Beyond being incredibly selfish, I’m also pretty lazy. To stay organized and retrieve all the knowledge I have been exposed to, I leave traces everywhere on the web. It’s so much easier to leave everything available that that’s where I keep most of my stuff: in public bookmarks, videos, slides, pictures, tweets, etc. I don’t even bother trying to hide them in closed systems or copyrighting them. That would involve tracking who has breached the garden walls, and who has used my work for their own profit without attributing it back, and I have better things to do with my time, like sleeping and watching hockey on TV. If you find ANYTHING I have left hanging on the web that has any value to you, help yourself!
This ties in nicely with a philosophy of the web I would like faculty members to embrace: Don’t hide all of your content in your LMS. It goes against all business sense to share everything you do, to expose your value to the world, but that’s what makes the Sakai community and open source projects so valuable. Like with most social media platforms out there, you get what you give. The education community in general has a lot to offer, and the Sakai community is a prime context to connect with smart fellow educators from all over the world. As brilliantly exposed by Clay Shirky in Here Comes Everybody, crowds are always smarter that any one individual.

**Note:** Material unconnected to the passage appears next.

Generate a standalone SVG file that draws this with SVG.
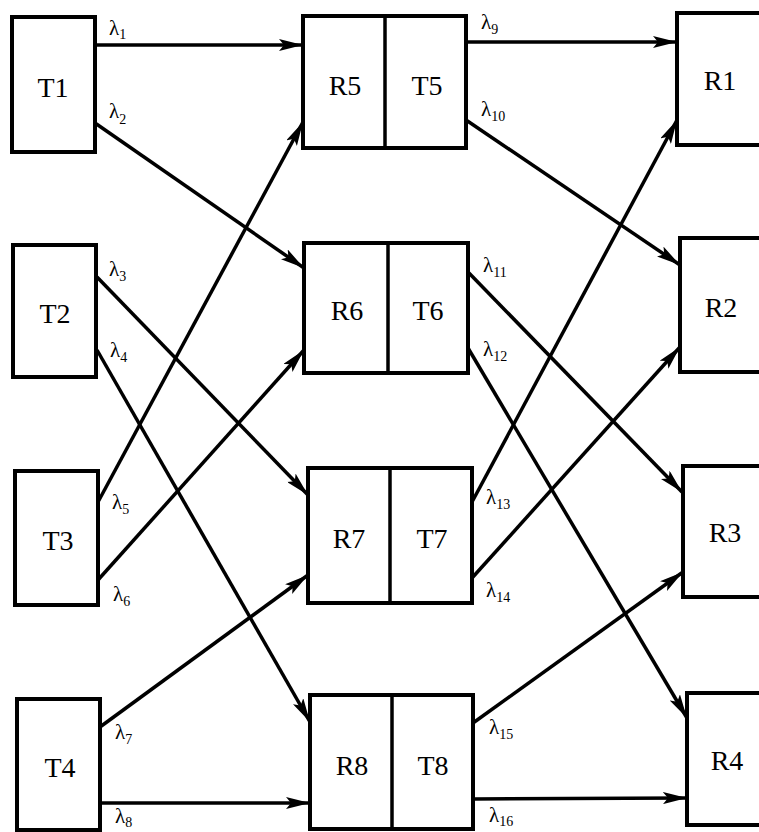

For the next year, I’ll pay even more attention at reflecting on my experiences with the Sakai community. I’ll try to blog more often to share nuggets of knowledge I find important and that will hopefully be useful to others too. An LMS is the most widely used technology on campus that can support teaching and learning innovation, and I’ll continue to try to find ways to spread best practices and preach for openness.
A Praise for Fellow Fellows
Jan Smith has done so much to make electronic portfolios usable by getting involved in the OSP community, consulting and training people from all over the world. And then here comes the Coding Masters from across the pond, names you see all over the place on Confluence and Jira. Ian, Nico, and all the CARET folks have done so much for this Sakai 3 initiative, making it almost a reality and making it so much easier to sell the idea. Steve’s relentless efforts in answering questions on the mailing list make you wonder how he gets anything done during his day job. The same can be said of Jean-François, rien n’échappe à son oeil de lynx 😉 Chapeau, cousin!
I am very honored to be in such a good company. I guess I got lucky, and not a lot of people got nominated or something 🙂
To make things a little more interesting, I challenge my fellow Fellows to blog at least once a month on a Sakai-related topic, starting in June 2009. Let’s spread the news that there is an alternative to “Dark Angel” out there, and that it’s called Sakai! In addition, it will make your end of term report easier to write.